Placé en orbite du soleil en 2021 par la NASA, en collaboration avec les agences spatiales européenne et canadienne, le télescope James Webb photographie des étoiles situées à des années-lumière de la Terre. Il a notamment capturé le complexe nuageux Rho Ophiuchi (2023).
L’image obtenue est époustouflante, mais bien éloignée des données brutes de l’appareil qui enregistre en noir et blanc des lumières infrarouges invisibles à l’œil nu. Pour obtenir cette image, les scientifiques attribuent des filtres de couleurs aux différentes longueurs d’ondes infrarouges. Par exemple, les plus courtes sont associées au bleu et les plus longues au rouge. Une fois ce codage établi, des designers et des graphistes interviennent pour ajuster la colorimétrie, le cadrage et l’orientation de l’image. Ces choix réduisent l’immensité de l’univers à l’échelle de la perception humaine et construisent l’illusion d’une maitrise, voire d’un contrôle, du cosmos.
Ainsi, les molécules de carbone prennent l’apparence d’un nuage épais et tumultueux, tandis que celles d’hydrogène s’érigent en un rocher rose incandescent. L’espace devient séduisant et s’apparente à un nouveau « paysage » sublime, dans la continuité des peintures romantiques du 19e siècle. Autrefois, c’était la puissance majestueuse des montagnes qui invitait à la conquête et à l’exploration ; aujourd’hui, le « territoire » fantasmé est la galaxie.

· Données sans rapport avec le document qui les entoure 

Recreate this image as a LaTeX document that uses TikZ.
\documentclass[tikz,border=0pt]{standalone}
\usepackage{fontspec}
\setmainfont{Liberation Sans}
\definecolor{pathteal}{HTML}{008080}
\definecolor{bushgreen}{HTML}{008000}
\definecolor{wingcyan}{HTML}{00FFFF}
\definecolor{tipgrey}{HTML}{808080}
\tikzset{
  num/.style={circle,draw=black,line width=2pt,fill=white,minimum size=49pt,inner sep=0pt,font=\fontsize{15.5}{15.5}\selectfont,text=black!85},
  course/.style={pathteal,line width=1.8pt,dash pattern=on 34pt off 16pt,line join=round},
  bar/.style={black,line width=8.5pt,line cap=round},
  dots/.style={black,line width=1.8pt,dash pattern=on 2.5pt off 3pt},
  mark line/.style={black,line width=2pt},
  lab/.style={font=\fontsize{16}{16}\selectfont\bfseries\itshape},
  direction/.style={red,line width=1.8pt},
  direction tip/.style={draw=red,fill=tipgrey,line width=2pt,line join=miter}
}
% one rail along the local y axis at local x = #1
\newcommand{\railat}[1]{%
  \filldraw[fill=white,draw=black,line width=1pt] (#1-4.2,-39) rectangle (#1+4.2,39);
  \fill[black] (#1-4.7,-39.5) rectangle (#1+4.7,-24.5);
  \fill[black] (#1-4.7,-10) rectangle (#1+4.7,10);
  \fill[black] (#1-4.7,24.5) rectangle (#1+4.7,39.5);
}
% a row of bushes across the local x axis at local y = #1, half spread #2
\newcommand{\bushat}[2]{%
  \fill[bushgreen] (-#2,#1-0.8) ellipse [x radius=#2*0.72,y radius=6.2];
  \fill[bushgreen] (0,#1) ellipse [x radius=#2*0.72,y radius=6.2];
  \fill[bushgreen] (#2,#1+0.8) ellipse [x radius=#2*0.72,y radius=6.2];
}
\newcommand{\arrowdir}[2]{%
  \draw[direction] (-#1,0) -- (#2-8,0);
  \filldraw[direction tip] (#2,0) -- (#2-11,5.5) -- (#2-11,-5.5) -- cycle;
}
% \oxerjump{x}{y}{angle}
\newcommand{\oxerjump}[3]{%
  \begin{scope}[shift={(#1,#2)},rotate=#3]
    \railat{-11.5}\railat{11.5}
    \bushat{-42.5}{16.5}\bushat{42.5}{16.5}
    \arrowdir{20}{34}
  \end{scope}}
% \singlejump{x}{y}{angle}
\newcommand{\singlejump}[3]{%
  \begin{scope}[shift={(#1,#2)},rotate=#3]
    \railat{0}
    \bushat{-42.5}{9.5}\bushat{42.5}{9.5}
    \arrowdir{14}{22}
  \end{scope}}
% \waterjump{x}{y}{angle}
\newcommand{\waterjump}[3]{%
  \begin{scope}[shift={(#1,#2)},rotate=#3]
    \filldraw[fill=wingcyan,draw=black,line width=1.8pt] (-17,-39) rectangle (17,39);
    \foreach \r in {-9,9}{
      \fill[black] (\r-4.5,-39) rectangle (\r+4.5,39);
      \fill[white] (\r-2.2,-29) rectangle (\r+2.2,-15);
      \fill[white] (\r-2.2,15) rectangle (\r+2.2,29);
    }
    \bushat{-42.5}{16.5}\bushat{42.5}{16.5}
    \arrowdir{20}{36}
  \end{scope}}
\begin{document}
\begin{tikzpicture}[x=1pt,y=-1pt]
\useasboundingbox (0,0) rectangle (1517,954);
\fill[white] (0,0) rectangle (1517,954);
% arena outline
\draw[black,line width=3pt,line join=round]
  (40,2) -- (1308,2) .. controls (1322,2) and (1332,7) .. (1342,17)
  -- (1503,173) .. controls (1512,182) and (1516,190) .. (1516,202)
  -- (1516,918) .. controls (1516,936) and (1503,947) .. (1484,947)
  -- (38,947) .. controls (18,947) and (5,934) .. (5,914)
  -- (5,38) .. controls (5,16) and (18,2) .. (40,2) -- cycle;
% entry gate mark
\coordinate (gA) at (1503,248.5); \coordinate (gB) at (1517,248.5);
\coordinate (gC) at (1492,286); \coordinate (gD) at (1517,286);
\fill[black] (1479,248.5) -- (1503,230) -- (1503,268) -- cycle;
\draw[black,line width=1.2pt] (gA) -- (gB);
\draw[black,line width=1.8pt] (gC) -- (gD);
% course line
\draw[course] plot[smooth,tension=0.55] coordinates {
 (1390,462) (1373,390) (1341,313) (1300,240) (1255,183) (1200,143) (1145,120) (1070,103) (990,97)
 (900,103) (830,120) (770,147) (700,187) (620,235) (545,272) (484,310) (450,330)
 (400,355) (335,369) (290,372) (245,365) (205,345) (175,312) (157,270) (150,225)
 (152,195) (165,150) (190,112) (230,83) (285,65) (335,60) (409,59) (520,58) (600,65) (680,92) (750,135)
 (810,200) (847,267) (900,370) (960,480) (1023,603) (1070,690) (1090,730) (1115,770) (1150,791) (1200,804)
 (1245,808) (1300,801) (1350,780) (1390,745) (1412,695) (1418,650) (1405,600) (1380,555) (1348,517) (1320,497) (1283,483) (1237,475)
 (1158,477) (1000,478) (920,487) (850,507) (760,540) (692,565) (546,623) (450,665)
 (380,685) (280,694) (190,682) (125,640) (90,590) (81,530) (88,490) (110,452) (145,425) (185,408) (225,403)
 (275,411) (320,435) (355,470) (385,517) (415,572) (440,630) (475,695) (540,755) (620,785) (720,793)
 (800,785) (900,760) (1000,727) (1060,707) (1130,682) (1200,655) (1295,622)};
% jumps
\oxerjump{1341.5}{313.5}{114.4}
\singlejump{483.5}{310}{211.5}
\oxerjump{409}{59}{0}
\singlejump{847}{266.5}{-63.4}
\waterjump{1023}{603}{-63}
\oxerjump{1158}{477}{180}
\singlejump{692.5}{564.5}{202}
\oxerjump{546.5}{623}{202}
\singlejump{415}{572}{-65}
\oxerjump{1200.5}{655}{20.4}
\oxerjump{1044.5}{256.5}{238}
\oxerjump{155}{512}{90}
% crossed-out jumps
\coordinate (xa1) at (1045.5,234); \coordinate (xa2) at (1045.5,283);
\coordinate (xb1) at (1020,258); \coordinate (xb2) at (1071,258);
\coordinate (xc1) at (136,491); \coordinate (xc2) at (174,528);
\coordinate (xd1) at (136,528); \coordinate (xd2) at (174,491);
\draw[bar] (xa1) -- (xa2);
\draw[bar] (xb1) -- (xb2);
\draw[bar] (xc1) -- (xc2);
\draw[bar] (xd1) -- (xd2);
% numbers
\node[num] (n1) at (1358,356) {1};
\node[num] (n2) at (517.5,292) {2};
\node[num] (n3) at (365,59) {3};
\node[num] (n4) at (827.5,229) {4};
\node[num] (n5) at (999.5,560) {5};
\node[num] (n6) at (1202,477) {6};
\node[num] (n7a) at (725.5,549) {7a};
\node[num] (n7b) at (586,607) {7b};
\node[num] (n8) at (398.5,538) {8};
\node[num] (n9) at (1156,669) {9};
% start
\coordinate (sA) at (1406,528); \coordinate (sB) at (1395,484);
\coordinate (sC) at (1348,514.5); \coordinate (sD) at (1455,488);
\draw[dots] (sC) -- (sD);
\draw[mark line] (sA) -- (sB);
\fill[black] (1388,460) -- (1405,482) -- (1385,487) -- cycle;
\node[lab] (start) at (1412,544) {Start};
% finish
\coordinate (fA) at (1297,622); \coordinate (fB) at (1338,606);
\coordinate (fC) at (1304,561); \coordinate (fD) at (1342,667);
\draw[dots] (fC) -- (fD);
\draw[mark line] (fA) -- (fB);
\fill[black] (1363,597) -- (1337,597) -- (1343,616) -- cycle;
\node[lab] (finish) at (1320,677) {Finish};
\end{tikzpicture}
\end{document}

Mais cette esthétique n’est pas dénuée d’enjeux politiques. Ces images, loin d’être de simples restitutions objectives de données scientifiques, sont aussi des instruments de communication. Mettant en scène la puissance technologique des gouvernements qui les produisent et les diffusent, elles s’inscrivent dans une logique de conquête, héritée d’une longue tradition militaire. Elles sont d’ailleurs utilisées comme outil publicitaire par Northrop Grumman, concepteur du télescope et l’un des plus grands fabricants d’armement au monde.